The fawn is at perfect peace, restful in its trust, doing exactly what it needs to do, which is "be a baby deer" -- stay put, look at the world, sleep a little, stand up a stretch, get back down in the ferns. Getting anxious about all the 'what ifs,' getting spun up to make himself a little more secure, wouldn't make him any more secure than he already is.

But his security is not inviolable. It is, in fact, profoundly violable. Which is why it was doubly painful to see that little fawn in the hazardous haze of this past week. The delicate survival strategies of nature -- the wise ways of birds, deer, and foxes -- are not at all equipped to tackle the much costlier realities of human nature, or to be clearer, the costs of human folly and sin. But they suffer under them immensely. All vulnerable life does. For their part, animals are able to fight and flee; they have those muscles. Yet beyond those valuable instincts, they still remain inescapably vulnerable. They too bear a witness in their silent suffering, and I do not doubt at all that God knows the testimony they bear.

I was struck by a Washington Post article about how animals' behavior changed quite responsively to the massive shifts in human behavior under COVID. The featured researchers observed that animals ranged farther and acted in a more relaxed manner because of the changed behavior of people. Just like animals, we people are quite capable of profound, even tectonic change. For good and for ill, we take up new technologies, adopt all kinds of habits and fads, with as much regularity as lab rats! Hidden in that is the reality that we humans are equally capable of making serious changes that demand more of us, enlarge us, meet the needs of vulnerable others, even if for a time we don't feel at all happy about them.
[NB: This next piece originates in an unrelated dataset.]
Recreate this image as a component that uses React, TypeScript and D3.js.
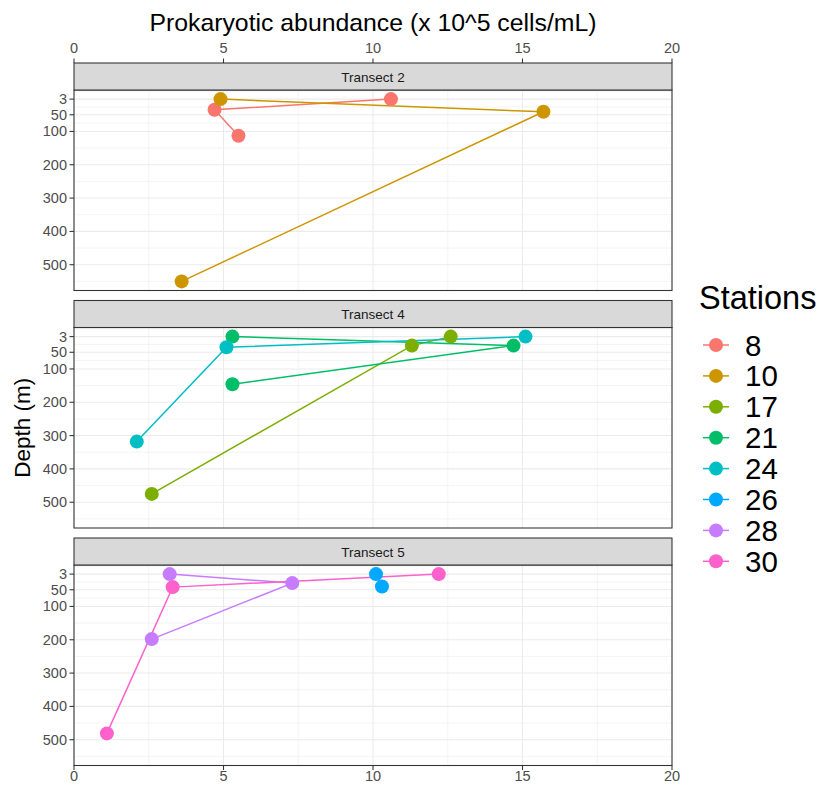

Pain gets our attention in ways that ease, comfort, and convenience simply do not and cannot. During these brief days of darkened skies and thick haze, we all quickly learned to check the Airnow.gov maps to assess the current air quality so that we could assess how to behave in ways that would reduce our exposure to dangerous levels of particulate matter. Even when the skies darken and the air gets thick, we are not without agency; we are not without hope.

Indeed, when we take responsible steps towards pain, when we face difficult realities with courage, we begin to taste the possibilities of that hope. We discover new realms of creativity, and even re-discover that we are not alone nor utterly helpless. Our capacities to reach beyond ourselves is equally wondrous, even surprising, and these practices can offer refuge and hope to others. We do not escape vulnerability, but we can learn to accept them and live within them wisely, even more freely.

I want to conclude this week's meditation on the fawn in the ferns by pointing you to some human creativity and hope cultivation, some fascinating experiments in freedom:

  • Life Together. On Comment magazine's "The Whole Person Revolution" podcast, Anne Snyder speaks with Elizabeth Oldfield about her family's ventures in living in intentional community in London, a place of hospitality and refuge. She highlights how critical it is that learn to identify our patterns of fight and flight, and seek to live in ways that ensure that we stay aware of God and others in our strategies of survival. So much wisdom packed into this conversation.

  • Refugia. Debra Rienstra is a professor of English at Calvin University, the author of many good books, including Refugia Faith: Seeking Hidden Shelters, Ordinary Wonders, and the Healing of the Earth (Fortress Press, 2022). She also writes the Refugia Newsletter, which I heartily recommend. Refugia, she notes, is a biological terms describing places where life endures under great stress or calamity, and invites us to cultivate that kind of "refugia faith." Knowing that word and what it means, helps me so much.

Peace to you, dear reader. Courage and hope.